┌─ DATA IN THIS EXERCISE
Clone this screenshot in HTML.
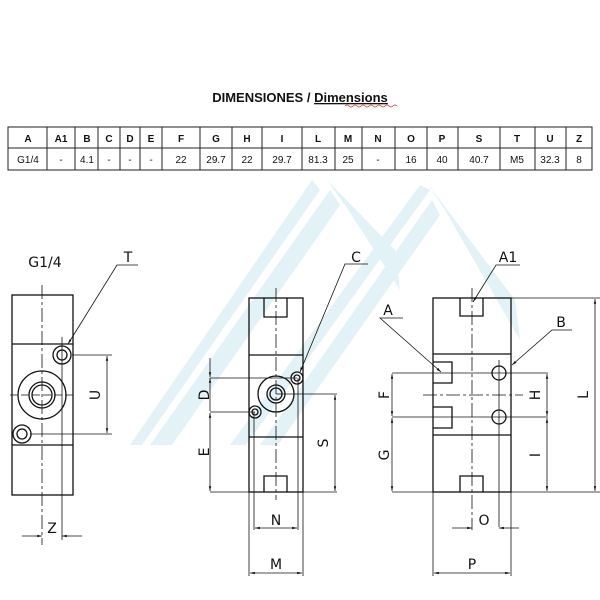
<!DOCTYPE html>
<html><head><meta charset="utf-8"><style>
html,body{margin:0;padding:0;background:#fff}
svg{display:block}
text{font-family:"Liberation Sans",sans-serif;fill:#111}
.t{font-family:"DejaVu Sans","Liberation Sans",sans-serif;font-size:14px}
</style></head><body>
<svg width="600" height="600" viewBox="0 0 600 600" xmlns="http://www.w3.org/2000/svg">
<defs>
<marker id="ar" viewBox="0 0 10 10" refX="10" refY="5" markerWidth="6" markerHeight="6" orient="auto-start-reverse"><path d="M0,2.5 L10,5 L0,7.5 z" fill="#111"/></marker>
</defs>
<!-- watermark -->
<g fill="#c6e6ef" opacity="0.5">
<polygon points="130,445 142,445 320,190 312,180"/>
<polygon points="150,445 172,445 340,205 330,190"/>
<polygon points="327,180 345,205 400,290 395,250"/>
<polygon points="230,445 246,445 430,190 420,185"/>
<polygon points="260,445 278,445 440,215 432,200"/>
<polygon points="430,187 445,210 520,340 515,300"/>
</g>
<!-- title -->
<text x="300" y="102" text-anchor="middle" font-size="13" font-weight="bold">DIMENSIONES / <tspan text-decoration="underline">Dimensions</tspan></text>
<path d="M345,106 q2,-2 4,0 t4,0 t4,0 t4,0 t4,0 t4,0 t4,0 t4,0 t4,0 t4,0 t4,0 t4,0 t4,0" stroke="#d33" stroke-width="0.7" fill="none"/>
<!-- table -->
<g stroke="#222" stroke-width="1" fill="none">
<rect x="8" y="127" width="584" height="43"/>
<line x1="8" y1="148" x2="592" y2="148"/>
<path d="M47,127V170M75,127V170M98,127V170M120,127V170M140,127V170M162,127V170M200,127V170M232,127V170M262,127V170M302,127V170M335,127V170M362,127V170M395,127V170M427,127V170M458,127V170M500,127V170M535,127V170M566,127V170"/>
</g>
<g font-size="10" text-anchor="middle">
<g font-weight="bold">
<text x="28" y="142">A</text><text x="61" y="142">A1</text><text x="87" y="142">B</text><text x="109" y="142">C</text><text x="130" y="142">D</text><text x="151" y="142">E</text><text x="181" y="142">F</text><text x="216" y="142">G</text><text x="247" y="142">H</text><text x="282" y="142">I</text><text x="318" y="142">L</text><text x="348" y="142">M</text><text x="378" y="142">N</text><text x="411" y="142">O</text><text x="442" y="142">P</text><text x="479" y="142">S</text><text x="517" y="142">T</text><text x="550" y="142">U</text><text x="579" y="142">Z</text>
</g>
<text x="28" y="163">G1/4</text><text x="61" y="163">-</text><text x="87" y="163">4.1</text><text x="109" y="163">-</text><text x="130" y="163">-</text><text x="151" y="163">-</text><text x="181" y="163">22</text><text x="216" y="163">29.7</text><text x="247" y="163">22</text><text x="282" y="163">29.7</text><text x="318" y="163">81.3</text><text x="348" y="163">25</text><text x="378" y="163">-</text><text x="411" y="163">16</text><text x="442" y="163">40</text><text x="479" y="163">40.7</text><text x="517" y="163">M5</text><text x="550" y="163">32.3</text><text x="579" y="163">8</text>
</g>

<g stroke="#111" fill="none" stroke-width="1.3">
<!-- LEFT VIEW -->
<rect x="12" y="295" width="61" height="200"/>
<line x1="12" y1="344" x2="73" y2="344"/><line x1="12" y1="445" x2="73" y2="445"/>
<circle cx="42" cy="395" r="24"/><circle cx="42" cy="395" r="13"/><circle cx="42" cy="395" r="10"/>
<circle cx="62" cy="355" r="9"/><circle cx="62" cy="355" r="5"/>
<circle cx="22" cy="434" r="9"/><circle cx="22" cy="434" r="5"/>
</g>
<g stroke="#111" fill="none" stroke-width="0.8">
<line x1="42" y1="285" x2="42" y2="545" stroke-dasharray="14,3,3,3"/>
<line x1="62" y1="337" x2="62" y2="540"/>
<line x1="10" y1="395" x2="75" y2="395" stroke-dasharray="8,3"/>
<line x1="72" y1="355" x2="112" y2="355"/><line x1="30" y1="434" x2="112" y2="434"/>
<line x1="107" y1="356" x2="107" y2="433" marker-start="url(#ar)" marker-end="url(#ar)"/>
<line x1="22" y1="536" x2="42" y2="536" marker-end="url(#ar)"/><line x1="82" y1="536" x2="62" y2="536" marker-end="url(#ar)"/>
<polyline points="138,265 117,265 68,344" marker-end="url(#ar)"/>

<!-- MIDDLE VIEW -->
<line x1="276" y1="288" x2="276" y2="500" stroke-dasharray="14,3,3,3"/>
<line x1="210" y1="378" x2="297" y2="378"/><line x1="210" y1="412" x2="255" y2="412"/>
<line x1="210" y1="492" x2="337" y2="492"/><line x1="276" y1="394" x2="337" y2="394"/>
<line x1="210" y1="358" x2="210" y2="377" marker-end="url(#ar)"/>
<line x1="210" y1="378" x2="210" y2="411" marker-start="url(#ar)"/>
<line x1="210" y1="413" x2="210" y2="491" marker-start="url(#ar)" marker-end="url(#ar)"/>
<line x1="335" y1="395" x2="335" y2="491" marker-start="url(#ar)" marker-end="url(#ar)"/>
<line x1="254" y1="412" x2="254" y2="530"/><line x1="298" y1="378" x2="298" y2="530"/>
<line x1="249" y1="492" x2="249" y2="576"/><line x1="303" y1="492" x2="303" y2="576"/>
<line x1="255" y1="528" x2="297" y2="528" marker-start="url(#ar)" marker-end="url(#ar)"/>
<line x1="250" y1="573" x2="302" y2="573" marker-start="url(#ar)" marker-end="url(#ar)"/>
<polyline points="368,264 345,264 300,372" marker-end="url(#ar)"/>

<!-- RIGHT VIEW -->
<line x1="472" y1="288" x2="472" y2="530" stroke-dasharray="14,3,3,3"/>
<line x1="423" y1="395" x2="523" y2="395" stroke-dasharray="14,3,3,3"/>
<line x1="499" y1="360" x2="499" y2="527"/>
<line x1="392" y1="373" x2="548" y2="373"/><line x1="392" y1="417" x2="548" y2="417"/>
<line x1="392" y1="492" x2="600" y2="492"/><line x1="511" y1="298" x2="600" y2="298"/>
<line x1="392" y1="374" x2="392" y2="416" marker-start="url(#ar)" marker-end="url(#ar)"/>
<line x1="392" y1="418" x2="392" y2="491" marker-start="url(#ar)" marker-end="url(#ar)"/>
<line x1="547" y1="374" x2="547" y2="416" marker-start="url(#ar)" marker-end="url(#ar)"/>
<line x1="547" y1="418" x2="547" y2="491" marker-start="url(#ar)" marker-end="url(#ar)"/>
<line x1="595" y1="299" x2="595" y2="491" marker-start="url(#ar)" marker-end="url(#ar)"/>
<line x1="433" y1="492" x2="433" y2="576"/><line x1="511" y1="492" x2="511" y2="576"/>
<line x1="452" y1="528" x2="472" y2="528" marker-end="url(#ar)"/><line x1="519" y1="528" x2="499" y2="528" marker-end="url(#ar)"/>
<line x1="434" y1="573" x2="510" y2="573" marker-start="url(#ar)" marker-end="url(#ar)"/>
<polyline points="520,265 496,265 473,302" marker-end="url(#ar)"/>
<polyline points="403,318 380,318 441,372" marker-end="url(#ar)"/>
<polyline points="572,330 552,330 512,365" marker-end="url(#ar)"/>
</g>
<g stroke="#111" fill="none" stroke-width="1.3">
<rect x="249" y="298" width="54" height="194"/>
<line x1="249" y1="355" x2="303" y2="355"/><line x1="249" y1="437" x2="303" y2="437"/>
<path d="M264,298V317H287V298M264,492V476H287V492"/>
<circle cx="276" cy="394" r="18"/><circle cx="276" cy="394" r="9"/><circle cx="276" cy="394" r="6"/>
<circle cx="297" cy="378" r="6"/><circle cx="297" cy="378" r="3"/>
<circle cx="255" cy="412" r="6"/><circle cx="255" cy="412" r="3"/>

<rect x="433" y="298" width="78" height="194"/>
<line x1="433" y1="354" x2="511" y2="354"/><line x1="433" y1="435" x2="511" y2="435"/>
<path d="M460,298V316H483V298M460,492V476H483V492"/>
<path d="M433,362H452V383H433M433,407H452V428H433"/>
<circle cx="499" cy="373" r="7"/><circle cx="499" cy="417" r="7"/>
</g>

<!-- labels -->
<text class="t" x="45" y="267" text-anchor="middle">G1/4</text>
<text class="t" x="128" y="262" text-anchor="middle">T</text>
<text class="t" x="356" y="262" text-anchor="middle">C</text>
<text class="t" x="508" y="262" text-anchor="middle">A1</text>
<text class="t" x="388" y="315" text-anchor="middle">A</text>
<text class="t" x="561" y="327" text-anchor="middle">B</text>
<text class="t" x="52" y="533" text-anchor="middle">Z</text>
<text class="t" x="276" y="525" text-anchor="middle">N</text>
<text class="t" x="276" y="569" text-anchor="middle">M</text>
<text class="t" x="484" y="525" text-anchor="middle">O</text>
<text class="t" x="472" y="569" text-anchor="middle">P</text>
<text class="t" transform="translate(100,395) rotate(-90)" text-anchor="middle">U</text>
<text class="t" transform="translate(209,395) rotate(-90)" text-anchor="middle">D</text>
<text class="t" transform="translate(209,452) rotate(-90)" text-anchor="middle">E</text>
<text class="t" transform="translate(328,443) rotate(-90)" text-anchor="middle">S</text>
<text class="t" transform="translate(389,395) rotate(-90)" text-anchor="middle">F</text>
<text class="t" transform="translate(389,455) rotate(-90)" text-anchor="middle">G</text>
<text class="t" transform="translate(540,395) rotate(-90)" text-anchor="middle">H</text>
<text class="t" transform="translate(540,455) rotate(-90)" text-anchor="middle">I</text>
<text class="t" transform="translate(588,395) rotate(-90)" text-anchor="middle">L</text>
</svg>
</body></html>
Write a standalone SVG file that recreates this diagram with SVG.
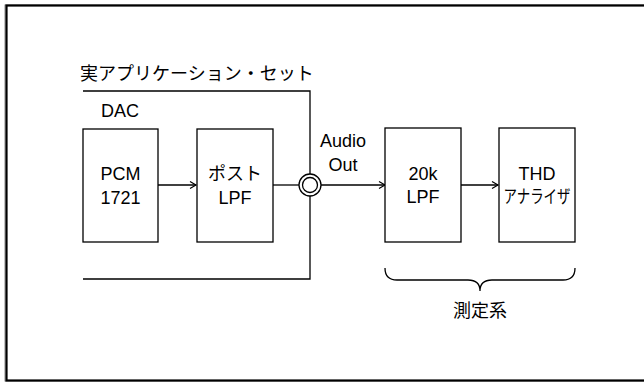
<svg xmlns="http://www.w3.org/2000/svg" width="644" height="383" viewBox="0 0 644 383">
<defs>
<style>
.t{font-family:"Liberation Sans","Noto Sans CJK JP",Arial,sans-serif;font-size:18px;fill:#000}
.c{text-anchor:middle}
.b{fill:#fff;stroke:#000;stroke-width:1.3}
.l{fill:none;stroke:#000;stroke-width:1.3}
</style>
<marker id="ah" markerWidth="10" markerHeight="10" refX="8" refY="5" orient="auto" markerUnits="userSpaceOnUse">
<path d="M2,1.5 L8,5 L2,8.5" fill="none" stroke="#000" stroke-width="1.2"/>
</marker>
</defs>
<rect x="0" y="0" width="644" height="383" fill="#fff"/>
<rect x="5" y="5" width="660" height="376" fill="none" stroke="#888" stroke-width="1"/>
<rect x="6.5" y="5.5" width="660" height="375" fill="none" stroke="#000" stroke-width="2.2"/>
<g id="set">
<text class="t" x="80" y="80">実アプリケーション・セット</text>
<path class="l" d="M83,91 H310 V279 H83"/>
<text class="t" x="101" y="117">DAC</text>
</g>
<g id="connectors">
<line class="l" x1="158" y1="185" x2="196" y2="185" marker-end="url(#ah)"/>
<line class="l" x1="273" y1="185" x2="300" y2="185"/>
<line class="l" x1="321" y1="185" x2="385" y2="185" marker-end="url(#ah)"/>
<line class="l" x1="461" y1="185" x2="498" y2="185" marker-end="url(#ah)"/>
<path class="l" d="M385,268 Q385,280 397,280 H468 Q480,280 480,291 Q480,280 492,280 H563 Q575,280 575,268"/>
</g>
<g id="pcm">
<rect class="b" x="83" y="129" width="75" height="113"/>
<text class="t c" x="120.5" y="180">PCM</text>
<text class="t c" x="120.5" y="204">1721</text>
</g>
<g id="postlpf">
<rect class="b" x="197" y="129" width="76" height="113"/>
<text class="t c" x="235" y="180">ポスト</text>
<text class="t c" x="235" y="204">LPF</text>
</g>
<g id="jack">
<circle class="b" cx="310" cy="185" r="11"/>
<circle class="b" cx="310" cy="185" r="7.5"/>
<text class="t c" x="343" y="147">Audio</text>
<text class="t c" x="343" y="171">Out</text>
</g>
<g id="lpf20k">
<rect class="b" x="385" y="128" width="76" height="114"/>
<text class="t c" x="423" y="180">20k</text>
<text class="t c" x="423" y="203">LPF</text>
</g>
<g id="thd">
<rect class="b" x="499" y="128" width="76" height="114"/>
<text class="t c" x="537" y="180">THD</text>
<text class="t" x="503.5" y="203" textLength="67" lengthAdjust="spacingAndGlyphs">アナライザ</text>
</g>
<g id="measure">
<text class="t c" x="480" y="317">測定系</text>
</g>
</svg>
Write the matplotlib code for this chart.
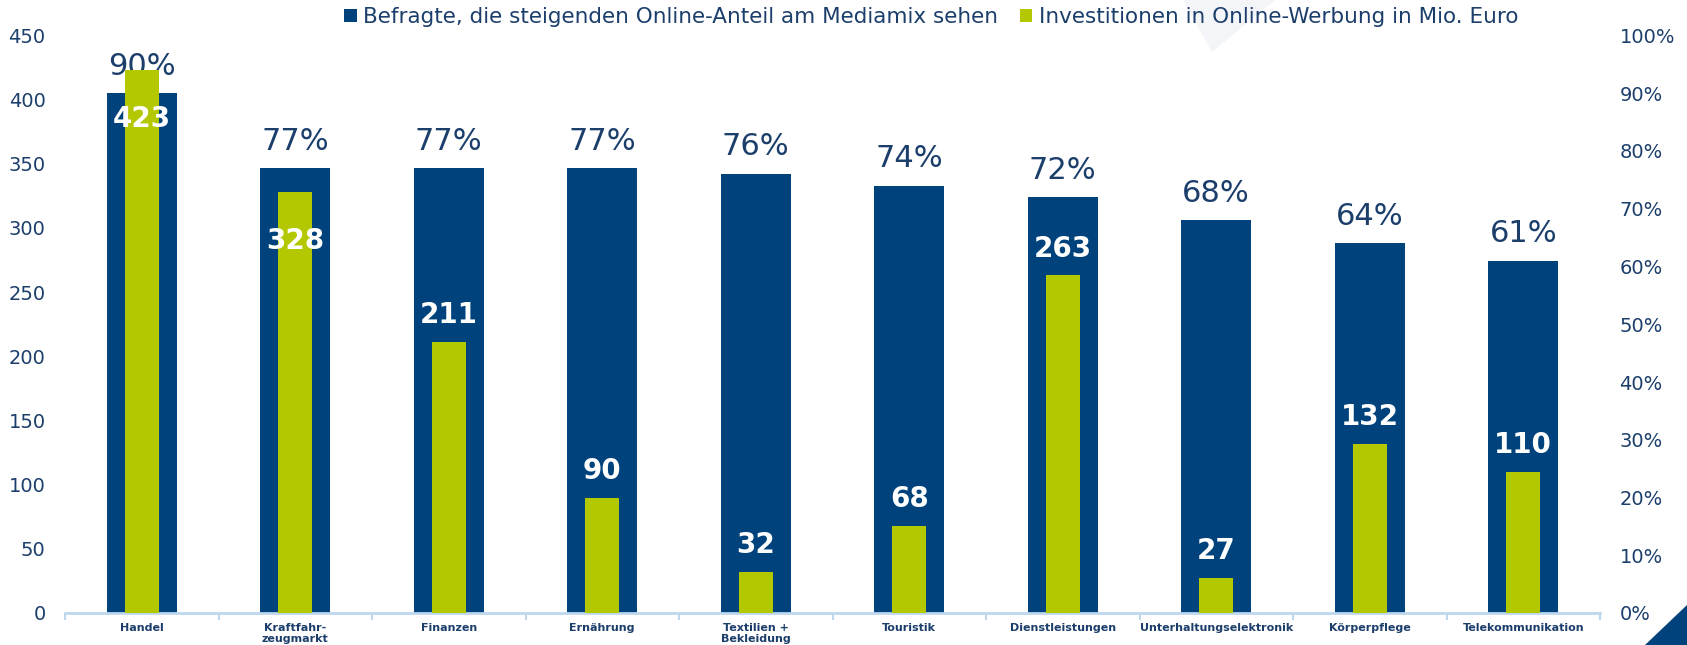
└─
# SHORT TASK
Lines containing the word "Write" must all be returned from the material above.

# RESPONSE FOR THIS EXERCISE
Write a standalone SVG file that recreates this diagram with SVG.
Write the matplotlib code for this chart.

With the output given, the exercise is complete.